Branco : C’est vrai qu’on ne sait pas toujours comment bossent les musiciens qu’on aime. Bowie était un peu le champion de ça. Une sorte de compagnon, comme à l’époque des cathédrales. Il devait connaître des secrets de fabrication, c’est certain. Rien que ses grilles d’accords, “Quicksand”, des chansons comme ça, c’est totalement mystérieux.
R&F : Cette année, on célèbre le cinquantenaire d’albums séminaux de la pop, dont “Sgt. Pepper”, des Beatles et, d’un autre côté, la relève de ce genre musical, tel que le grand public le conçoit, ce sont des artistes comme Adèle, Justin Timberlake, Beyoncé. Ça vous inspire quoi ?
Branco : Rien. Je n’écoute pas ça. Je ne sais pas ce que c’est, je ne peux pas répondre à cette question. Les seuls musiciens qui m’intéressent sont ceux qui créent des bulles d’air, de liberté, dans la vase ambiante, dans le torrent de boue. Je ne sais pas toujours quel est leur style de musique et ils ne sont pas nombreux, mais c’est ça qui me plaît. Toujours est-il que là, tout de suite, je serais bien en peine de citer quelqu’un d’actuel...
Christian Mazzalai : Oh, tu exagères, il y a quand même des trucs bien... Branco : Vas-y, toi qui es plus positif...
Christian Mazzalai : Ben, il y a Mac DeMarco, Tame Impala, Dodi El Sherbini, qui fait de la pop synthé...

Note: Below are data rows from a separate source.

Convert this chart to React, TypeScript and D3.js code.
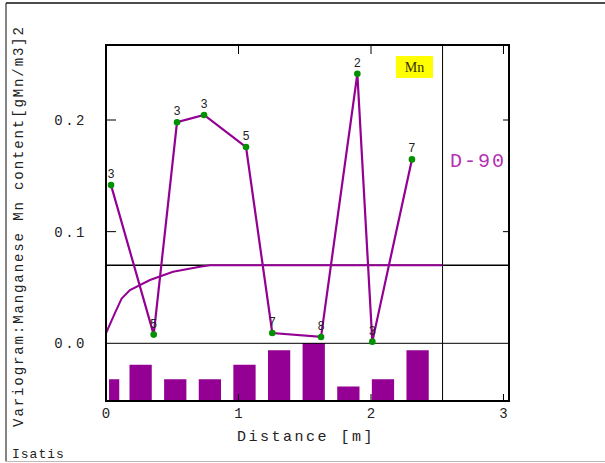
import React from "react";
import * as d3 from "d3";

// Experimental variogram (lag distance [m], variogram value, number of pairs)
const lagDistance = [0.038, 0.36, 0.536, 0.74, 1.057, 1.255, 1.623, 1.897, 2.01, 2.309];
const lagValue = [0.1417, 0.0078, 0.198, 0.2045, 0.1758, 0.0092, 0.0057, 0.2414, 0.0015, 0.1647];
const lagPairs = [3, 5, 3, 3, 5, 7, 8, 2, 3, 7];

// Histogram of pairs: bar centres (lag index * lag)
const lagStep = 0.2613;
const histCenters = [0, 1, 2, 3, 4, 5, 6, 7, 8, 9].map((k) => k * lagStep);

// Fitted model curve
const modelDistance = [0.0, 0.067, 0.118, 0.181, 0.332, 0.506, 0.709, 0.785, 2.54];
const modelValue = [0.009, 0.027, 0.04, 0.0477, 0.0567, 0.0641, 0.0686, 0.07, 0.07];

const sill = 0.07;
const xTicks = [0, 1, 2, 3];
const yTicks = [0.0, 0.1, 0.2];
const yTickLabels = ["0.0", "0.1", "0.2"];
const directionLabel = "D-90";
const variableLabel = "Mn";
const xTitle = "Distance [m]";
const yTitle = "Variogram:Manganese Mn content[gMn/m3]2";

export default function App() {
  const W = 605;
  const H = 463;
  const left = 106;
  const right = 509;
  const top = 45;
  const bottom = 401;

  const x = d3.scaleLinear().domain([0, 3]).range([106, 503.5]);
  const y = d3.scaleLinear().domain([0, 0.2]).range([343.3, 120]);
  const yc = d3.scaleLinear().domain([0, 8]).range([bottom, 343]);

  const purple = "#930093";
  const mono = "'Liberation Mono', 'DejaVu Sans Mono', monospace";

  const expLine = d3
    .line<number>()
    .x((d, i) => x(lagDistance[i]))
    .y((d) => y(d));
  const modelLine = d3
    .line<number>()
    .x((d, i) => x(modelDistance[i]))
    .y((d) => y(d));

  const halfW = 0.084;

  return (
    <svg
      width={W}
      height={H}
      style={{ position: "absolute", left: 0, top: 0, background: "#fff" }}
    >
      {/* outer frame */}
      <line x1={6} y1={3} x2={W} y2={3} stroke="#111" strokeWidth={1.5} />
      <line x1={6} y1={3} x2={6} y2={461.5} stroke="#333" strokeWidth={1.2} />
      <line x1={6} y1={461.5} x2={W} y2={461.5} stroke="#bbb" strokeWidth={1} />

      {/* histogram bars */}
      {histCenters.map((c, i) => {
        const x0 = i === 0 ? x(0.023) : x(c - halfW);
        const x1 = i === 0 ? x(0.1) : x(c + halfW);
        return (
          <rect
            key={"b" + i}
            x={x0}
            y={yc(lagPairs[i])}
            width={x1 - x0}
            height={bottom - yc(lagPairs[i])}
            fill={purple}
          />
        );
      })}

      {/* reference lines */}
      <line x1={left} x2={right} y1={y(0)} y2={y(0)} stroke="#000" strokeWidth={1} />
      <line x1={left} x2={right} y1={y(sill)} y2={y(sill)} stroke="#000" strokeWidth={1.5} />
      <line x1={x(2.54)} x2={x(2.54)} y1={top} y2={bottom} stroke="#000" strokeWidth={1} />

      {/* model */}
      <path d={modelLine(modelValue) || ""} fill="none" stroke={purple} strokeWidth={2} />

      {/* experimental variogram */}
      <path d={expLine(lagValue) || ""} fill="none" stroke={purple} strokeWidth={2.2} />
      {lagValue.map((v, i) => (
        <g key={"p" + i}>
          <circle cx={x(lagDistance[i])} cy={y(v)} r={3.3} fill="#009000" />
          <text
            x={x(lagDistance[i])}
            y={y(v) - 7}
            textAnchor="middle"
            fontFamily="'Liberation Sans', Arial, sans-serif"
            fontSize={12}
            fill="#222"
          >
            {lagPairs[i]}
          </text>
        </g>
      ))}

      {/* frame */}
      <rect x={left} y={top} width={right - left} height={bottom - top} fill="none" stroke="#000" strokeWidth={2} />

      {/* ticks */}
      {yTicks.slice(1).map((t, i) => (
        <g key={"yt" + i}>
          <line x1={left} x2={left + 10} y1={y(t)} y2={y(t)} stroke="#000" strokeWidth={1} />
          <line x1={right - 6} x2={right} y1={y(t)} y2={y(t)} stroke="#000" strokeWidth={1} />
        </g>
      ))}
      {xTicks.slice(1).map((t, i) => (
        <g key={"xt" + i}>
          <line x1={x(t)} x2={x(t)} y1={top} y2={top + 9} stroke="#000" strokeWidth={1} />
          <line x1={x(t)} x2={x(t)} y1={bottom - 7} y2={bottom} stroke="#000" strokeWidth={1} />
        </g>
      ))}

      {/* tick labels */}
      {yTicks.map((t, i) => (
        <text
          key={"yl" + i}
          x={87}
          y={y(t)}
          dy="0.35em"
          textAnchor="end"
          fontFamily={mono}
          fontSize={14}
          letterSpacing={2.5}
          fill="#222"
        >
          {yTickLabels[i]}
        </text>
      ))}
      {xTicks.map((t, i) => (
        <text
          key={"xl" + i}
          x={x(t)}
          y={413}
          dy="0.35em"
          textAnchor="middle"
          fontFamily={mono}
          fontSize={14}
          fill="#222"
        >
          {t}
        </text>
      ))}

      {/* titles */}
      <text
        x={306}
        y={436}
        dy="0.35em"
        textAnchor="middle"
        fontFamily={mono}
        fontSize={15}
        letterSpacing={2.5}
        fill="#222"
      >
        {xTitle}
      </text>
      <text
        transform="translate(18,226) rotate(-90)"
        dy="0.35em"
        textAnchor="middle"
        fontFamily={mono}
        fontSize={14}
        letterSpacing={1.9}
        fill="#222"
      >
        {yTitle}
      </text>
      <text x={12} y={453} dy="0.35em" fontFamily={mono} fontSize={13} letterSpacing={1} fill="#222">
        Isatis
      </text>

      {/* variable legend */}
      <rect x={396} y={56} width={37} height={22} fill="#ffff00" />
      <text
        x={414.5}
        y={67}
        dy="0.35em"
        textAnchor="middle"
        fontFamily="'Liberation Serif', 'Times New Roman', serif"
        fontSize={14}
        fill="#333300"
      >
        {variableLabel}
      </text>

      {/* direction label */}
      <text
        x={450}
        y={159.5}
        dy="0.35em"
        fontFamily={mono}
        fontSize={20}
        letterSpacing={2}
        fill="#b530b5"
      >
        {directionLabel}
      </text>
    </svg>
  );
}
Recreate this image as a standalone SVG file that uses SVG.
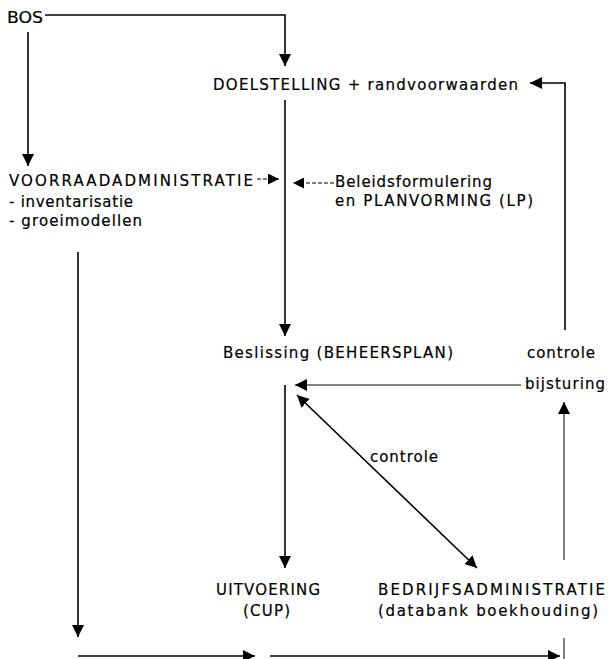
<svg xmlns="http://www.w3.org/2000/svg" width="608" height="659" viewBox="0 0 608 659">
<style>
text { font-family: "DejaVu Sans", "Liberation Sans", sans-serif; font-size: 15px; fill: #000; stroke: #000; stroke-width: 0.2; }
.ln { fill: none; stroke: #000; stroke-width: 1.6; }
.thin { fill: none; stroke: #000; stroke-width: 1; }
.dash { fill: none; stroke: #000; stroke-width: 1.2; stroke-dasharray: 4 2; }
</style>
<defs>
<marker id="ah" viewBox="0 0 12 12" refX="12" refY="6" markerWidth="12" markerHeight="12" markerUnits="userSpaceOnUse" orient="auto-start-reverse">
<path d="M0,0 L12,6 L0,12 z" fill="#000"/>
</marker>
<marker id="ahs" viewBox="0 0 12 12" refX="12" refY="6" markerWidth="11" markerHeight="11" markerUnits="userSpaceOnUse" orient="auto">
<path d="M0,0 L12,6 L0,12 z" fill="#000"/>
</marker>
</defs>
<g id="bos"><text x="7" y="23" textLength="36" lengthAdjust="spacingAndGlyphs">BOS</text></g>
<g id="doelstelling"><text x="213" y="90" textLength="305" lengthAdjust="spacing">DOELSTELLING + randvoorwaarden</text></g>
<g id="voorraad">
<text x="9" y="186" textLength="244" lengthAdjust="spacing">VOORRAADADMINISTRATIE</text>
<text x="9" y="207" textLength="124" lengthAdjust="spacing">- inventarisatie</text>
<text x="9" y="226" textLength="133" lengthAdjust="spacing">- groeimodellen</text>
</g>
<g id="beleid">
<text x="335" y="187" textLength="157" lengthAdjust="spacing">Beleidsformulering</text>
<text x="335" y="206" textLength="198" lengthAdjust="spacing">en PLANVORMING (LP)</text>
</g>
<g id="beslissing"><text x="223" y="358" textLength="230" lengthAdjust="spacing">Beslissing (BEHEERSPLAN)</text></g>
<g id="controle1"><text x="527" y="358" textLength="68" lengthAdjust="spacing">controle</text></g>
<g id="bijsturing"><text x="525" y="389" textLength="80" lengthAdjust="spacing">bijsturing</text></g>
<g id="controle2"><text x="370" y="462" textLength="68" lengthAdjust="spacing">controle</text></g>
<g id="uitvoering">
<text x="216" y="595" textLength="104" lengthAdjust="spacing">UITVOERING</text>
<text x="243" y="616" textLength="47" lengthAdjust="spacing">(CUP)</text>
</g>
<g id="bedrijf">
<text x="378" y="595" textLength="227" lengthAdjust="spacing">BEDRIJFSADMINISTRATIE</text>
<text x="378" y="616" textLength="220" lengthAdjust="spacing">(databank boekhouding)</text>
</g>
<g id="connectors">
<path class="ln" d="M45,15 H285 V66" marker-end="url(#ah)"/>
<path class="ln" d="M28,32 V166" marker-end="url(#ah)"/>
<path class="ln" d="M285,100 V336" marker-end="url(#ah)"/>
<path class="dash" d="M257,179 H279" marker-end="url(#ahs)"/>
<path class="dash" d="M334,183 H293" marker-end="url(#ahs)"/>
<path class="ln" d="M565,330 V83 H530" marker-end="url(#ah)"/>
<path class="thin" d="M521,385 H295" marker-end="url(#ah)"/>
<path class="ln" d="M285,385 V568" marker-end="url(#ah)"/>
<path class="ln" d="M297,395 L477,568" marker-start="url(#ah)" marker-end="url(#ah)"/>
<path class="thin" d="M564,560 V402" marker-end="url(#ah)"/>
<path class="ln" d="M78,252 V637" marker-end="url(#ah)"/>
<path class="ln" d="M78,656 H255" marker-end="url(#ah)"/>
<path class="ln" d="M270,656 H560" marker-end="url(#ah)"/>
<path class="thin" d="M564,638 V659"/>
</g>
</svg>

Branco : Ah oui, c’est vrai ! C’est un Français, un des seuls trucs que j’ai adorés ces dernières années. (Soudain inquiet) Euh, ce que j’ai dit avant, ça ne sonnait pas trop négatif ?
R&F : Pas du tout.
Branco : Ce que je voulais dire, c’est que les choses qu’on aime sonnent comme des odes à la liberté. C’est ce que Phoenix essaie de faire depuis le début, peut- être avec un esprit un peu taquin... On ne cherche pas à s’insérer, on a toujours été en marge. Ce que je remarque, c’est qu’on aime plutôt bien quand on voit des groupes qui nous ressemblent. Ça nous plaît plus qu’avant. On n’est pas contre un esprit un peu familial.